What was the creative process for planning your presentation?

I normally do an hour-long tour at the AGO where I’m a gallery guide, so every once in a while, I have to write a tour that’s going to be presented to the public. So I usually do a lot of research. Some of those tours are based on a theme, like contemporary art, European art, or whatever. So I kind of approached it in the same way, except for the fact that instead of it being an hour long, this has to be 18 minutes. I really had to cut down the content, but this was a really natural thing for me to do because I’m used to making presentations to a group of people. The way I want to do it is to take the audience on an art tour through contemporary art in a similar way that I do at the gallery.

How do you use art as an educational tool?

The way I see art, especially visual and fine arts, is that in one way it can be a traditional field where you can study it objectively and study its history, study the technical components; but in another way it provides a non-linear form of thinking.
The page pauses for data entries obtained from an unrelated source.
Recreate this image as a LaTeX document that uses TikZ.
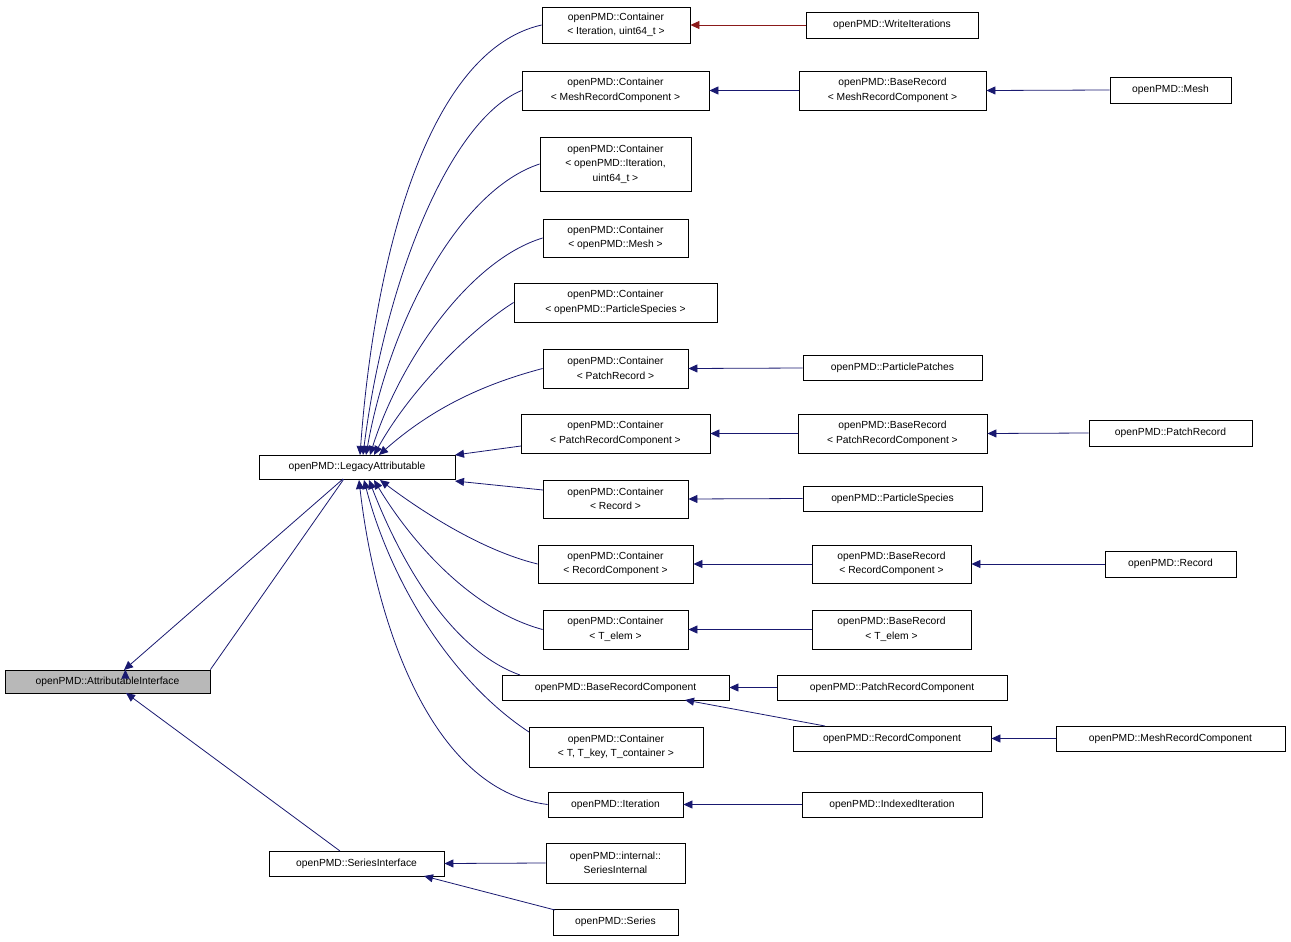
\documentclass[tikz,border=0pt]{standalone}
\usepackage{fontspec}
\setmainfont{Liberation Sans}
\usetikzlibrary{arrows.meta}
\begin{document}
\begin{tikzpicture}[x=1pt,y=-1pt,
  nd/.style={draw=black,fill=white,line width=0.8pt,inner sep=0pt,align=center,font=\fontsize{10.3}{14.5}\selectfont},
  e/.style={draw={rgb,255:red,25;green,25;blue,112},line width=0.8pt,-{Triangle[length=9pt,width=8pt]}},
  er/.style={e,draw={rgb,255:red,139;green,26;blue,26}}]
\useasboundingbox (0,0) rectangle (1291,942);
\newcommand\bx[6]{\node[nd,minimum width=#4,minimum height=#5] (#1) at (#2,#3) {#6};}
\node[nd,fill=black!28,minimum width=205,minimum height=23] (AI) at (107.5,681.5) {openPMD::AttributableInterface};
\bx{LA}{357}{467}{196}{24}{openPMD::LegacyAttributable}
\bx{SI}{356.5}{863.5}{175}{25}{openPMD::SeriesInterface}
\bx{CIt}{616}{25}{148}{36}{openPMD::Container\\\textless{} Iteration, uint64\_t \textgreater}
\bx{WI}{892}{25}{172}{26}{openPMD::WriteIterations}
\bx{CMRC}{615.5}{90.5}{187}{39}{openPMD::Container\\\textless{} MeshRecordComponent \textgreater}
\bx{BMRC}{892.5}{90.5}{187}{39}{openPMD::BaseRecord\\\textless{} MeshRecordComponent \textgreater}
\bx{Mesh}{1170.5}{90}{121}{26}{openPMD::Mesh}
\bx{COI}{615.5}{164}{151}{54}{openPMD::Container\\\textless{} openPMD::Iteration,\\uint64\_t \textgreater}
\bx{CM}{615.5}{238}{145}{38}{openPMD::Container\\\textless{} openPMD::Mesh \textgreater}
\bx{CPS}{615.5}{302.5}{203}{39}{openPMD::Container\\\textless{} openPMD::ParticleSpecies \textgreater}
\bx{CPR}{615.5}{368.5}{145}{39}{openPMD::Container\\\textless{} PatchRecord \textgreater}
\bx{PP}{892.5}{368}{179}{25}{openPMD::ParticlePatches}
\bx{CPRC}{615.5}{433.5}{189}{39}{openPMD::Container\\\textless{} PatchRecordComponent \textgreater}
\bx{BPRC}{892.5}{433.5}{189}{39}{openPMD::BaseRecord\\\textless{} PatchRecordComponent \textgreater}
\bx{PR}{1170.5}{433}{163}{26}{openPMD::PatchRecord}
\bx{CR}{615.5}{499}{145}{38}{openPMD::Container\\\textless{} Record \textgreater}
\bx{PSp}{892.5}{498.5}{179}{25}{openPMD::ParticleSpecies}
\bx{CRC}{615.5}{564}{155}{38}{openPMD::Container\\\textless{} RecordComponent \textgreater}
\bx{BRC}{891.5}{564}{159}{38}{openPMD::BaseRecord\\\textless{} RecordComponent \textgreater}
\bx{Rec}{1170.5}{564}{131}{26}{openPMD::Record}
\bx{CTe}{615.5}{629.5}{145}{39}{openPMD::Container\\\textless{} T\_elem \textgreater}
\bx{BTe}{891.5}{629.5}{159}{39}{openPMD::BaseRecord\\\textless{} T\_elem \textgreater}
\bx{BRCo}{615.5}{687.5}{227}{25}{openPMD::BaseRecordComponent}
\bx{PRC}{892}{687.5}{230}{25}{openPMD::PatchRecordComponent}
\bx{RC}{892}{738.5}{198}{25}{openPMD::RecordComponent}
\bx{MRC}{1170.5}{738.5}{229}{25}{openPMD::MeshRecordComponent}
\bx{CT}{616}{747}{174}{40}{openPMD::Container\\\textless{} T, T\_key, T\_container \textgreater}
\bx{It}{615.5}{804.5}{135}{25}{openPMD::Iteration}
\bx{II}{892}{804.5}{180}{25}{openPMD::IndexedIteration}
\bx{SIn}{615.5}{863}{139}{40}{openPMD::internal::\\SeriesInternal}
\bx{Ser}{615.5}{922}{125}{26}{openPMD::Series}
% edges
\draw[e] (LA.south west)++(85,0) coordinate(la1) (la1) -- (AI.north east)++(-85,0);
\draw[e] (343,479) -- (124,670);
\draw[e] (340,851) -- (126,693);
\draw[er] (WI.west) -- (CIt.east);
\draw[e] (BMRC.west) -- (CMRC.east);
\draw[e] (Mesh.west) -- (BMRC.east);
\draw[e] (PP.west) -- (CPR.east);
\draw[e] (BPRC.west) -- (CPRC.east);
\draw[e] (PR.west) -- (BPRC.east);
\draw[e] (PSp.west) -- (CR.east);
\draw[e] (BRC.west) -- (CRC.east);
\draw[e] (Rec.west) -- (BRC.east);
\draw[e] (BTe.west) -- (CTe.east);
\draw[e] (PRC.west) -- (BRCo.east);
\draw[e] (825,726) -- (685,700);
\draw[e] (MRC.west) -- (RC.east);
\draw[e] (II.west) -- (It.east);
\draw[e] (SIn.west) -- (SI.east);
\draw[e] (555,910) -- (424,876);
% curves to LA top
\draw[e] (CIt.west) .. controls (430,50) and (375,250) .. (360,455);
\draw[e] (CMRC.west) .. controls (450,120) and (385,280) .. (363,455);
\draw[e] (COI.west) .. controls (460,190) and (390,320) .. (366,455);
\draw[e] (CM.west) .. controls (470,260) and (400,360) .. (370,455);
\draw[e] (CPS.west) .. controls (470,330) and (410,390) .. (374,455);
\draw[e] (CPR.west) .. controls (480,385) and (430,410) .. (379,455);
\draw[e] (521,446) -- (455,455);
\draw[e] (543,490) -- (455,481);
% curves to LA bottom
\draw[e] (CRC.west) .. controls (480,550) and (420,510) .. (380,480);
\draw[e] (CTe.west) .. controls (470,610) and (410,540) .. (374,480);
\draw[e] (520,675) .. controls (450,650) and (400,560) .. (369,480);
\draw[e] (529,732) .. controls (450,680) and (390,580) .. (364,480);
\draw[e] (It.west) .. controls (430,790) and (375,620) .. (359,480);
\end{tikzpicture}
\end{document}
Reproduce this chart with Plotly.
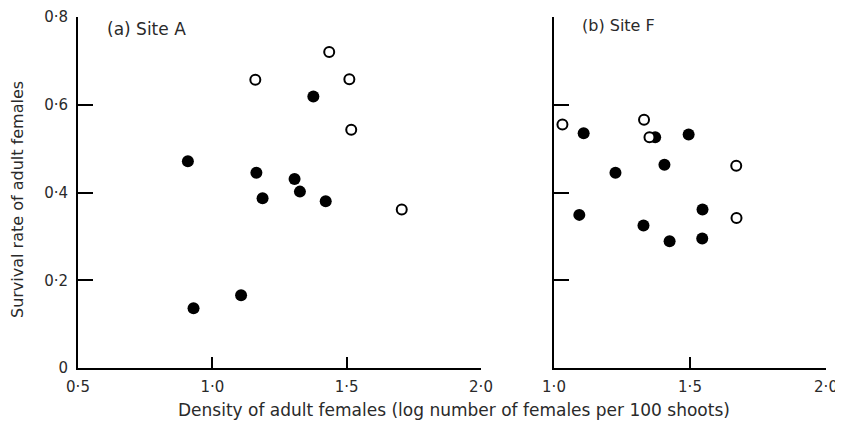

Looking at a painting can teach you things like critical thinking skills, interpretation skills, and visual perception skills. We even have a program at the AGO called “Visual Thinking Strategies,” and this is actually something that we actively do with students as well as adults in helping them develop better visual interpretation skills. Instead of telling them what a painting is about, we let them interpret. When it comes to studying art, you yourself have to go and find the information. You have to learn how to obtain the information on your own so that it’s not just handed to you.

Interviews have been edited for clarity.